Levitin and his conspirators submitted to mortgage lenders false HUD-1 forms that often did not match another, undisclosed HUD-1 form that was actually used to disburse the fraudulently obtained proceeds at the closing. As a result of the submission of the false HUD-1 forms and other false documentation in support of the loan, including fictitious leases and false information about the borrower’s assets and liabilities, the mortgage lenders would issue mortgages based on the inflated sales price.

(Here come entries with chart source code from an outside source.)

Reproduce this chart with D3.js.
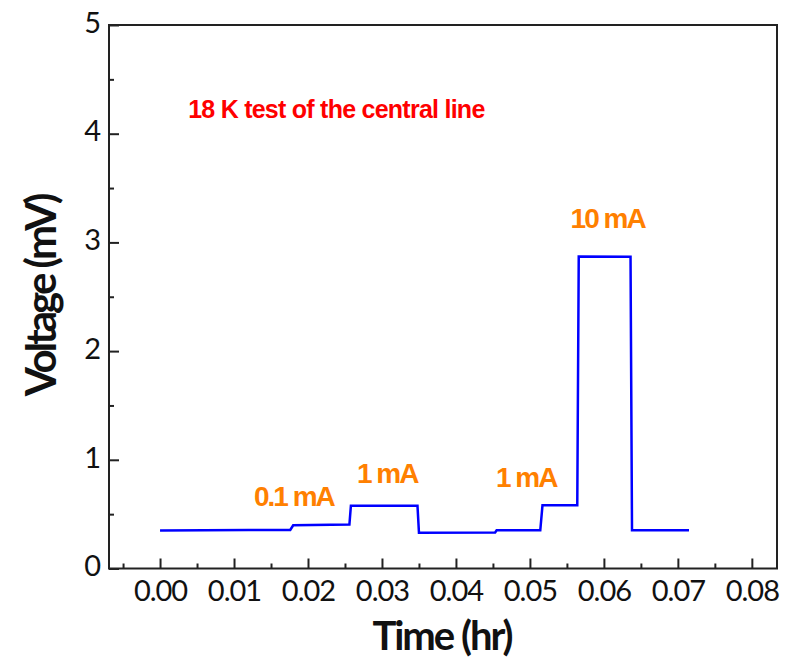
<!DOCTYPE html>
<html>
<head>
<meta charset="utf-8">
<script src="https://cdn.jsdelivr.net/npm/d3@7"></script>
<style>
  body { margin: 0; background: #fff; }
  svg { display: block; }
</style>
</head>
<body>
<svg id="chart" width="796" height="659"></svg>
<script>
// measured trace: time (hr) vs voltage (mV)
const timeHr = [0.0000, 0.0060, 0.0120, 0.0176, 0.0180, 0.0256, 0.0258, 0.0348, 0.0350,
                0.0453, 0.0455, 0.0514, 0.0517, 0.0564, 0.0566, 0.0636, 0.0638, 0.0715];
const voltMv = [0.350, 0.352, 0.354, 0.354, 0.398, 0.405, 0.578, 0.578, 0.330,
                0.332, 0.352, 0.352, 0.582, 0.582, 2.870, 2.868, 0.352, 0.352];

const xTicks = [0.00, 0.01, 0.02, 0.03, 0.04, 0.05, 0.06, 0.07, 0.08];
const xMinor = [-0.005, 0.005, 0.015, 0.025, 0.035, 0.045, 0.055, 0.065, 0.075];
const yTicks = [0, 1, 2, 3, 4, 5];
const yMinor = [0.5, 1.5, 2.5, 3.5, 4.5];

// current labels next to each step
const currentLabels = ['0.1 mA', '1 mA', '1 mA', '10 mA'];
const labelTime = [0.0181, 0.0307, 0.0495, 0.0605];
const labelVolt = [0.575, 0.787, 0.753, 3.133];

const titleText = '18 K test of the central line';

const svg = d3.select('#chart');
const plotL = 109, plotR = 777, plotT = 25, plotB = 568.5;

const x = d3.scaleLinear().domain([-0.0069, 0.0834]).range([plotL, plotR]);
const y = d3.scaleLinear().domain([0, 5]).range([plotB, plotT]);

const tickFont = 'Lato, "Open Sans", sans-serif';
const axisColor = '#222';

// frame
svg.append('rect')
    .attr('x', plotL).attr('y', plotT)
    .attr('width', plotR - plotL).attr('height', plotB - plotT)
    .attr('fill', 'none')
    .attr('stroke', axisColor)
    .attr('stroke-width', 2);

// x axis, ticks pointing inwards
const gx = svg.append('g')
    .attr('transform', 'translate(0,' + plotB + ')')
    .call(d3.axisBottom(x).tickValues(xTicks).tickSize(-10).tickPadding(12)
      .tickFormat(d3.format('.2f')));
svg.append('g')
    .attr('transform', 'translate(0,' + plotB + ')')
    .call(d3.axisBottom(x).tickValues(xMinor).tickSize(-5).tickFormat(''));

// y axis
const gy = svg.append('g')
    .attr('transform', 'translate(' + plotL + ',0)')
    .call(d3.axisLeft(y).tickValues(yTicks).tickSize(-10).tickPadding(9)
      .tickFormat(d3.format('d')));
svg.append('g')
    .attr('transform', 'translate(' + plotL + ',0)')
    .call(d3.axisLeft(y).tickValues(yMinor).tickSize(-5).tickFormat(''));

svg.selectAll('.domain').remove();
svg.selectAll('.tick line').attr('stroke', axisColor).attr('stroke-width', 2);
svg.selectAll('.tick text')
    .attr('fill', '#111')
    .style('font-family', tickFont)
    .style('font-size', '29px')
    .style('letter-spacing', '-1px');
gy.selectAll('.tick text').attr('dy', '0.25em');

// axis titles
svg.append('text')
    .attr('x', 442).attr('y', 650)
    .attr('text-anchor', 'middle')
    .style('font-family', tickFont)
    .style('font-weight', 'bold')
    .style('font-size', '40px')
    .style('letter-spacing', '-2px')
    .attr('fill', '#111')
    .text('Time (hr)');

svg.append('text')
    .attr('transform', 'translate(56,' + 296 + ') rotate(-90)')
    .attr('text-anchor', 'middle')
    .style('font-family', tickFont)
    .style('font-weight', 'bold')
    .style('font-size', '42px')
    .style('letter-spacing', '-3px')
    .attr('fill', '#111')
    .text('Voltage (mV)');

// trace
const line = d3.line()
    .x((d, i) => x(timeHr[i]))
    .y((d, i) => y(voltMv[i]));

svg.append('path')
    .datum(voltMv)
    .attr('fill', 'none')
    .attr('stroke', '#0000ff')
    .attr('stroke-width', 2.5)
    .attr('stroke-linejoin', 'miter')
    .attr('d', line);

// annotations
const annoFont = '"Liberation Sans", Arial, sans-serif';
svg.selectAll('.cur-label')
    .data(currentLabels)
  .enter().append('text')
    .attr('class', 'cur-label')
    .attr('x', (d, i) => x(labelTime[i]))
    .attr('y', (d, i) => y(labelVolt[i]))
    .attr('text-anchor', 'middle')
    .style('font-family', annoFont)
    .style('font-weight', 'bold')
    .style('font-size', '28px')
    .style('letter-spacing', '-2px')
    .attr('fill', '#ff8000')
    .text(d => d);

svg.append('text')
    .attr('x', x(0.0038)).attr('y', y(4.145))
    .style('font-family', annoFont)
    .style('font-weight', 'bold')
    .style('font-size', '25px')
    .style('letter-spacing', '-0.75px')
    .attr('fill', '#ff0000')
    .text(titleText);
</script>
</body>
</html>
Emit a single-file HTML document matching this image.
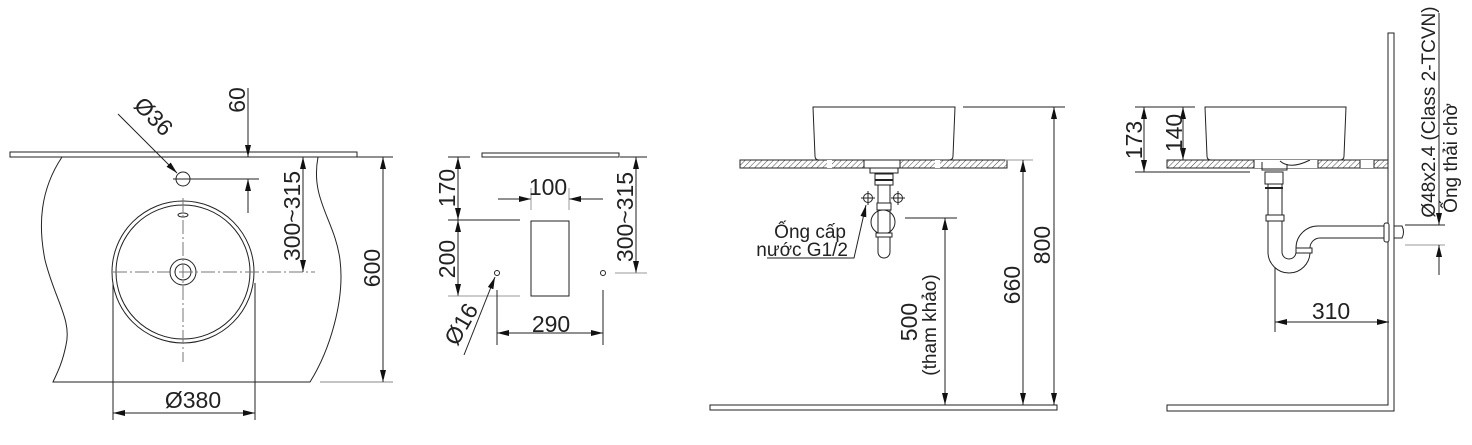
<!DOCTYPE html>
<html><head><meta charset="utf-8"><style>
html,body{margin:0;padding:0;background:#fff;}
svg{display:block;}
text{font-family:"Liberation Sans","Noto Sans CJK SC",sans-serif;fill:#222;}
</style></head><body>
<svg width="1472" height="445" viewBox="0 0 1472 445" xmlns="http://www.w3.org/2000/svg">
<defs>
<marker id="a" viewBox="0 0 12 6" refX="12" refY="3" markerWidth="12" markerHeight="6" markerUnits="userSpaceOnUse" orient="auto-start-reverse"><path d="M0,0 L12,3 L0,6 z" fill="#111"/></marker>
<pattern id="h" width="4" height="4" patternUnits="userSpaceOnUse" patternTransform="rotate(45)"><line x1="0" y1="0" x2="0" y2="4" stroke="#444" stroke-width="1"/></pattern>
</defs>
<g fill="none" stroke="#222" stroke-width="1">
<rect x="10" y="152" width="347" height="5"/>
<line x1="357" y1="157" x2="393" y2="157"/>
<path d="M62,157 C40,190 38,225 45,260 C55,300 72,320 66,345 C62,365 56,375 53,382 L310,382 C330,350 345,300 340,260 C335,220 310,200 318,157"/>
<line x1="320" y1="382" x2="393" y2="382" stroke="#888"/>
<circle cx="183" cy="179" r="7"/>
<line x1="118" y1="114" x2="177" y2="173" marker-end="url(#a)"/>
<line x1="173" y1="179" x2="259" y2="179"/>
<line x1="248" y1="88" x2="248" y2="157" marker-end="url(#a)"/>
<line x1="248" y1="213" x2="248" y2="179" marker-end="url(#a)"/>
<circle cx="183" cy="272" r="71"/>
<circle cx="183" cy="272" r="67"/>
<circle cx="183" cy="272" r="13"/>
<circle cx="183" cy="272" r="8"/>
<ellipse cx="183" cy="215" rx="5" ry="2"/>
<line x1="113" y1="272" x2="315" y2="272" stroke="#777" stroke-dasharray="14,3,2,3"/>
<line x1="183" y1="198" x2="183" y2="362" stroke="#777" stroke-dasharray="14,3,2,3"/>
<line x1="303" y1="157" x2="303" y2="272" marker-start="url(#a)" marker-end="url(#a)"/>
<line x1="383" y1="157" x2="383" y2="382" marker-start="url(#a)" marker-end="url(#a)"/>
<line x1="113" y1="283" x2="113" y2="420"/>
<line x1="255" y1="283" x2="255" y2="420"/>
<line x1="113" y1="413" x2="255" y2="413" marker-start="url(#a)" marker-end="url(#a)"/>

<rect x="482" y="153" width="137" height="4"/>
<line x1="448" y1="157" x2="470" y2="157"/>
<line x1="620" y1="157" x2="647" y2="157"/>
<line x1="458" y1="157" x2="458" y2="220" marker-start="url(#a)" marker-end="url(#a)"/>
<line x1="458" y1="220" x2="458" y2="296" marker-start="url(#a)" marker-end="url(#a)"/>
<line x1="448" y1="220" x2="520" y2="220"/>
<line x1="448" y1="296" x2="520" y2="296" stroke="#999"/>
<rect x="531" y="221" width="38" height="75"/>
<line x1="498" y1="199" x2="531" y2="199" marker-end="url(#a)"/>
<line x1="603" y1="199" x2="569" y2="199" marker-end="url(#a)"/>
<line x1="531" y1="188" x2="531" y2="210" stroke="#999"/>
<line x1="569" y1="188" x2="569" y2="210" stroke="#999"/>
<line x1="636" y1="157" x2="636" y2="273" marker-start="url(#a)" marker-end="url(#a)"/>
<line x1="615" y1="273" x2="647" y2="273" stroke="#999"/>
<circle cx="497" cy="273" r="2.5"/>
<circle cx="603" cy="273" r="2.5"/>
<line x1="497" y1="290" x2="497" y2="345"/>
<line x1="603" y1="290" x2="603" y2="345"/>
<line x1="497" y1="333" x2="603" y2="333" marker-start="url(#a)" marker-end="url(#a)"/>
<line x1="464" y1="355" x2="495" y2="277" marker-end="url(#a)"/>

<path d="M813,107 L955,107 L953,156 Q953,160 949,160 L819,160 Q815,160 815,156 Z"/>
<rect x="740" y="160" width="267" height="8" fill="url(#h)"/>
<rect x="827" y="160" width="5" height="8" fill="#fff" stroke="none"/>
<rect x="935" y="160" width="5" height="8" fill="#fff" stroke="none"/>
<rect x="864" y="160" width="36" height="8" fill="#fff"/>
<rect x="870" y="168" width="28" height="5" fill="#fff"/>
<rect x="875" y="174" width="18" height="11"/>
<line x1="875" y1="180" x2="893" y2="180" stroke-width="2"/>
<rect x="878" y="185" width="12" height="18"/>
<rect x="877" y="203" width="14" height="7"/>
<circle cx="883" cy="222" r="12"/>
<path d="M878,210 L878,252 A6,6 0 0 0 890,252 L890,210"/>
<rect x="876" y="233" width="16" height="4" fill="#fff"/>
<circle cx="868" cy="198" r="4.5"/><line x1="868" y1="191" x2="868" y2="205"/><line x1="861" y1="198" x2="875" y2="198"/>
<circle cx="898" cy="198" r="4.5"/><line x1="898" y1="191" x2="898" y2="205"/><line x1="891" y1="198" x2="905" y2="198"/>
<polyline points="767,258 854,258 866,205" marker-end="url(#a)"/>
<rect x="710" y="405" width="347" height="5"/>
<line x1="905" y1="218" x2="957" y2="218"/>
<line x1="945" y1="218" x2="945" y2="405" marker-start="url(#a)" marker-end="url(#a)"/>
<line x1="1005" y1="160" x2="1033" y2="160" stroke="#999"/>
<line x1="1023" y1="160" x2="1023" y2="405" marker-start="url(#a)" marker-end="url(#a)"/>
<line x1="963" y1="107" x2="1065" y2="107"/>
<line x1="1054" y1="107" x2="1054" y2="405" marker-start="url(#a)" marker-end="url(#a)"/>

<path d="M1388,33 L1394,33 L1394,411 L1167,411 L1167,405 L1388,405 Z"/>
<path d="M1205,107 L1346,107 L1344,156 Q1344,160 1340,160 L1211,160 Q1207,160 1207,156 Z"/>
<rect x="1167" y="160" width="221" height="8" fill="url(#h)"/>
<rect x="1254" y="160" width="64" height="8" fill="#fff" stroke="none"/>
<rect x="1360" y="160" width="14" height="8" fill="#fff" stroke="none"/>
<path d="M1254,160 L1254,168 M1318,160 L1318,168 M1360,160 L1360,168 M1374,160 L1374,168"/>
<path d="M1262,162 L1262,170 L1287,170 L1287,164 M1280,161 Q1290,170 1310,160"/>
<line x1="1135" y1="172" x2="1250" y2="172"/>
<line x1="1135" y1="107" x2="1195" y2="107"/>
<rect x="1265" y="172" width="18" height="12"/>
<line x1="1265" y1="188" x2="1283" y2="188" stroke-width="2"/>
<path d="M1268,184 L1268,252 A21,21 0 0 0 1310,252 L1310,248 A10,10 0 0 1 1320,238 L1384,238 M1282,184 L1282,252 A7,7 0 0 0 1296,252 L1296,248 A22,22 0 0 1 1318,226 L1384,226"/>
<rect x="1266" y="215" width="18" height="6" fill="#fff"/>
<rect x="1296" y="248" width="16" height="5" fill="#fff"/>
<rect x="1384" y="223" width="5" height="19" rx="2" fill="#fff"/>
<path d="M1394,226 L1402,226 Q1405,232 1402,238 L1394,238"/>
<line x1="1405" y1="225" x2="1445" y2="225"/>
<line x1="1405" y1="245" x2="1445" y2="245" stroke="#999"/>
<line x1="1439" y1="13" x2="1439" y2="225" marker-end="url(#a)"/>
<line x1="1439" y1="275" x2="1439" y2="245" marker-end="url(#a)"/>
<line x1="1144" y1="107" x2="1144" y2="172" marker-start="url(#a)" marker-end="url(#a)"/>
<line x1="1183" y1="107" x2="1183" y2="160" marker-start="url(#a)" marker-end="url(#a)"/>
<line x1="1275" y1="268" x2="1275" y2="332"/>
<line x1="1275" y1="322" x2="1389" y2="322" marker-start="url(#a)" marker-end="url(#a)"/>
</g>

<g font-size="23">
<text transform="translate(148,122) rotate(45)" text-anchor="middle">Ø36</text>
<text transform="translate(245,100) rotate(-90)" text-anchor="middle">60</text>
<text transform="translate(300,216) rotate(-90)" text-anchor="middle">300~315</text>
<text transform="translate(380,268) rotate(-90)" text-anchor="middle">600</text>
<text x="193" y="408" text-anchor="middle">Ø380</text>
<text transform="translate(455,188) rotate(-90)" text-anchor="middle">170</text>
<text transform="translate(455,259) rotate(-90)" text-anchor="middle">200</text>
<text x="548" y="195" text-anchor="middle">100</text>
<text transform="translate(633,217) rotate(-90)" text-anchor="middle">300~315</text>
<text x="551" y="332" text-anchor="middle">290</text>
<text transform="translate(468,328) rotate(-60)" text-anchor="middle">Ø16</text>
<text transform="translate(917,322) rotate(-90)" text-anchor="middle">500</text>
<text transform="translate(1020,285) rotate(-90)" text-anchor="middle">660</text>
<text transform="translate(1050,245) rotate(-90)" text-anchor="middle">800</text>
<text transform="translate(1142,140) rotate(-90)" text-anchor="middle">173</text>
<text transform="translate(1182,133) rotate(-90)" text-anchor="middle">140</text>
<text x="1331" y="319" text-anchor="middle">310</text>
</g>
<g font-size="19">
<text transform="translate(936,325) rotate(-90)" text-anchor="middle">(tham khảo)</text>
<text x="846" y="238" text-anchor="end">Ống cấp</text>
<text x="848" y="256" text-anchor="end">nước G1/2</text>
<text transform="translate(1435,112) rotate(-90)" text-anchor="middle">Ø48x2.4 (Class 2-TCVN)</text>
<text transform="translate(1457,158) rotate(-90)" text-anchor="middle">Ống thải chờ</text>
</g>
</svg>
</body></html>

Levitin is the owner of Prestige Realty, a real estate agency, and Levitin Management, a property management company, both in New Haven. He submitted and received commissions from fraudulent loans as part of the scheme without disclosing the existence of inflated contract prices, secret contract addenda that contained large repair credits, false leases, and other false documentation. As part of his plea, Levitin agreed to forfeit approximately $163,000. He also forfeited his rights and ownership interests in 19 properties in New Haven, which ultimately resulted in over $1.4 million in net proceeds.

Nearly all of the properties purchased as part of this conspiracy went into default and have been foreclosed upon, causing losses of more than $7 million to lenders.

In addition to the prison term, Judge Hall sentenced Levitin to serve five years of supervised release and pay restitution of $2,605,036. He will self-surrender to the Bureau of Prisons in April 2015.

Ten defendants have been charged and convicted for their participation in this mortgage fraud conspiracy, including two loan officers, four attorneys, and a real estate agent. Andrew Constantinou, Genevieve Salvatore, Bradford Rieger, Lawrence Dressler, Kwame Nkrumah, and Jacques Kelly have each been sentenced. Ronald Hutchison Jr., Charles Lesser, and Jeffrey Weisman each await sentencing.

U.S. Attorney Fishman credited the FBI, the U.S. Postal Inspection Service, the U.S. Department of Housing and Urban Development—Office of Inspector General, and the Federal Housing Finance Agency—Office of Inspector General, which identified multiple Fannie Mae and Freddie Mac loans that went into foreclosure, with the investigation leading to today’s sentencing.

The government is represented in the criminal cases by Assistant U.S. Attorney David T. Huang and Special Assistant U.S. Attorney John McReynolds of the U.S. Attorney’s Office, District of Connecticut; the parallel civil forfeiture cases are being handled by Assistant U.S. Attorney Julie G. Turbert, U.S. Attorney’s Office, District of Connecticut. The U.S. Attorney for the District of New Jersey has been overseeing the case because of the recusal of the U.S. Attorney’s Office for the District of Connecticut.